The challenge of measuring in-situ stress
“Unlike water, rock stress is not uniformly more intense the deeper you go. Yes, the weight of the rock above gives you a measurable stress, but there’s a lot more to it,” said Tim Kneafsey, staff Earth scientist at Lawrence Berkeley National Laboratory (Berkeley Lab). “Tectonic plates compress the rock. Other sections are being pulled apart. Some mountain ranges even act like books on a shelf, leaning over on each other. Different rock strengths and compositions and interactions and imbalances all culminate in complex, surprising stress patterns.”
Carbon storage reservoirs are located thousands of feet beneath the surface, some deeper than 5,000 feet. Current stress-measurement technologies, however, don’t work beyond depths of about 2,000 feet.
“When you are near the surface, you have a lot of options for measuring stress,” said Jay Nopola, RESPEC vice president. “The deeper you go underground, the fewer options you have.”
On the 4100 Level of Sanford Underground Research Facility (SURF), researchers are developing a tool that uses heat to measure rock stress—which could make CO2 storage safer. “Our team is trying to expand the window of conditions where we can measure stress accurately and in a cost-efficient way,” said Nopola, who is the research group’s primary investigator.
Funded by the U.S. Department of Energy’s National Energy Technology Laboratory, the group brings together experts from industry, universities, and national and state laboratories. Led by RESPEC, a consulting firm that serves seven markets, including mining and energy, the group includes SURF; Berkeley Lab; the University of Wisconsin, Madison; Integrity Insitu; and private consultants Thomas Doe and Daniel Moos.
Taking rock to its breaking point
The team is testing a stress-measurement method called “thermal breakout.”
“In a nutshell, we are heating the rock until it breaks,” said Voegeli, RESPEC project manager for the research group. “If you add heat to something, it tries to expand. But when you heat rocks that are trapped deep underground, they can’t expand. With enough added heat, the rocks will break. How and when the rocks break can tell us a lot about the stress conditions of the rock.”
The method works well in controlled laboratory tests, but the group wants to run more tests deep underground, where complex, high-stress conditions abound
This spring, the group will deploy their thermal breakout tool on SURF’s 4100 Level, where they’ve already prepared the testbed: two boreholes, both 6 inches in diameter and 80 feet long, that transverse highly stressed rhyolite and amphibolite rock formations.
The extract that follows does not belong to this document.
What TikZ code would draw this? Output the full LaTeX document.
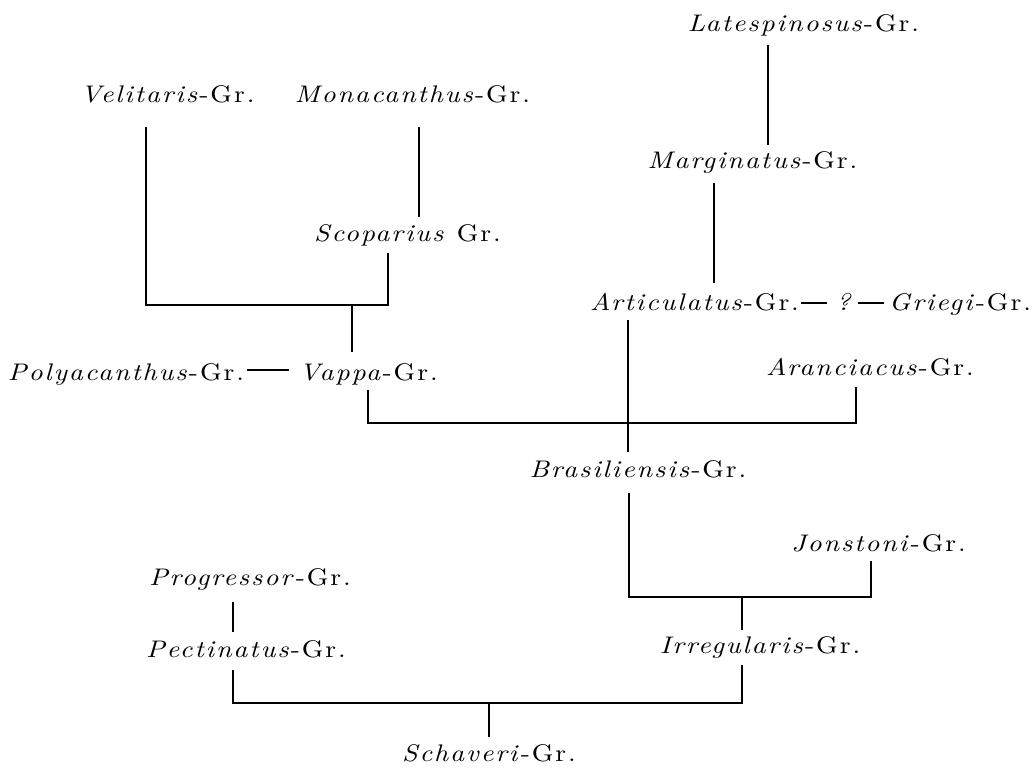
\documentclass[tikz,border=0pt]{standalone}
\usepackage{fontspec}
\setmainfont{lmroman10-regular.otf}[ItalicFont=lmroman10-italic.otf,BoldFont=lmroman10-bold.otf,LetterSpace=8,FakeStretch=1.15]
\begin{document}
\begin{tikzpicture}[x=1pt,y=-1pt,
  lbl/.style={anchor=base,inner sep=0pt,font=\fontsize{24}{28}\selectfont},
  conn/.style={line width=1.6pt,line cap=butt},
  dashln/.style={line width=1.4pt}]
\useasboundingbox[fill=white] (0,0) rectangle (1035,768);
\newcommand\grp[1]{\textit{#1}-Gr.}
% labels
\node[lbl] (lat)   at (803.5,32)  {\grp{Latespinosus}};
\node[lbl] (velit) at (167.5,102) {\grp{Velitaris}};
\node[lbl] (mona)  at (412.5,102) {\grp{Monacanthus}};
\node[lbl] (marg)  at (752.5,168) {\grp{Marginatus}};
\node[lbl] (scop)  at (407.5,241) {\textit{Scoparius} Gr.};
\node[lbl] (artic) at (694.5,310) {\grp{Articulatus}};
\node[lbl] (qm)    at (845,310)   {\textit{?}};
\node[lbl] (grie)  at (960,310)   {\grp{Griegi}};
\node[lbl] (poly)  at (126,380)   {\grp{Polyacanthus}};
\node[lbl] (vappa) at (368.5,380) {\grp{Vappa}};
\node[lbl] (aran)  at (870,375)   {\grp{Aranciacus}};
\node[lbl] (bras)  at (638,477)   {\grp{Brasiliensis}};
\node[lbl] (jons)  at (878.5,551) {\grp{Jonstoni}};
\node[lbl] (prog)  at (250,585)   {\grp{Progressor}};
\node[lbl] (pect)  at (246,657)   {\grp{Pectinatus}};
\node[lbl] (irr)   at (760,653)   {\grp{Irregularis}};
\node[lbl] (schav) at (489,761)   {\grp{Schaveri}};
% junctions
\coordinate (j1) at (352,305);
\coordinate (j2) at (628,423);
\coordinate (j3) at (742,597);
\coordinate (j4) at (489,703);
% connectors
\draw[conn] ([shift={(-35.5,13)}]lat.base) -- ([shift={(15.5,-23)}]marg.base);
\draw[conn] ([shift={(-38.5,15)}]marg.base) -- ([shift={(19.5,-27)}]artic.base);
\draw[dashln] ([shift={(2,-7)}]artic.base east) -- ([shift={(-9,-7)}]qm.base west);
\draw[dashln] ([shift={(4,-7)}]qm.base east) -- ([shift={(-5,-7)}]grie.base west);
\draw[conn] ([shift={(6.5,25)}]mona.base) -- ([shift={(11.5,-24)}]scop.base);
\draw[conn] ([shift={(-21.5,25)}]velit.base) |- (j1) -| ([shift={(-19.5,12)}]scop.base);
\draw[conn] (j1) -- ([shift={(-16.5,-28)}]vappa.base);
\draw[dashln] ([shift={(3,-10)}]poly.base east) -- ([shift={(-10,-10)}]vappa.base west);
\draw[conn] ([shift={(-0.5,10)}]vappa.base) |- (j2) -| ([shift={(-14,12)}]aran.base);
\draw[conn] ([shift={(-66.5,10)}]artic.base) -- (j2) -- ([shift={(-10,-25)}]bras.base);
\draw[conn] ([shift={(-9,16)}]bras.base) |- (j3) -| ([shift={(-7.5,10)}]jons.base);
\draw[conn] (j3) -- ([shift={(-18,-23)}]irr.base);
\draw[conn] ([shift={(-17,17)}]prog.base) -- ([shift={(-13,-25)}]pect.base);
\draw[conn] ([shift={(-13,13)}]pect.base) |- (j4) -| ([shift={(-18,12)}]irr.base);
\draw[conn] (j4) -- ([shift={(0,-24)}]schav.base);
\end{tikzpicture}
\end{document}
The tool, a long, narrow cylinder, will be placed into a borehole. There, it functions as a two-way street: it delivers heat to the rock then ushers mounds of data back to the research team.
The tool will start to warm the rock quickly, reaching 800 degrees Fahrenheit in one hour. As the rock heats, it will expand and increase the stress of the formation. When there is no more wiggle room, the rock will “spall,” or break. The breakage is small—more of a crumble than a crack—and won’t undermine the integrity of the drift in which the researchers stand
Researchers will receive data that details how hot the rock became before breaking; how much the rock expanded before breaking; how much electrical power was consumed by the process; information on how the tool operated; and highly detailed images of the borehole after the test is complete. Researchers will even be able to listen to the rock as it breaks and they will use this information to estimate the stresses in the rock.
“We have acoustic emission sensors—think of them as super sensitive microphones,” Voegeli said. “They hear when the rock breaks and can help us triangulate where exactly the fracture happened in the borehole.”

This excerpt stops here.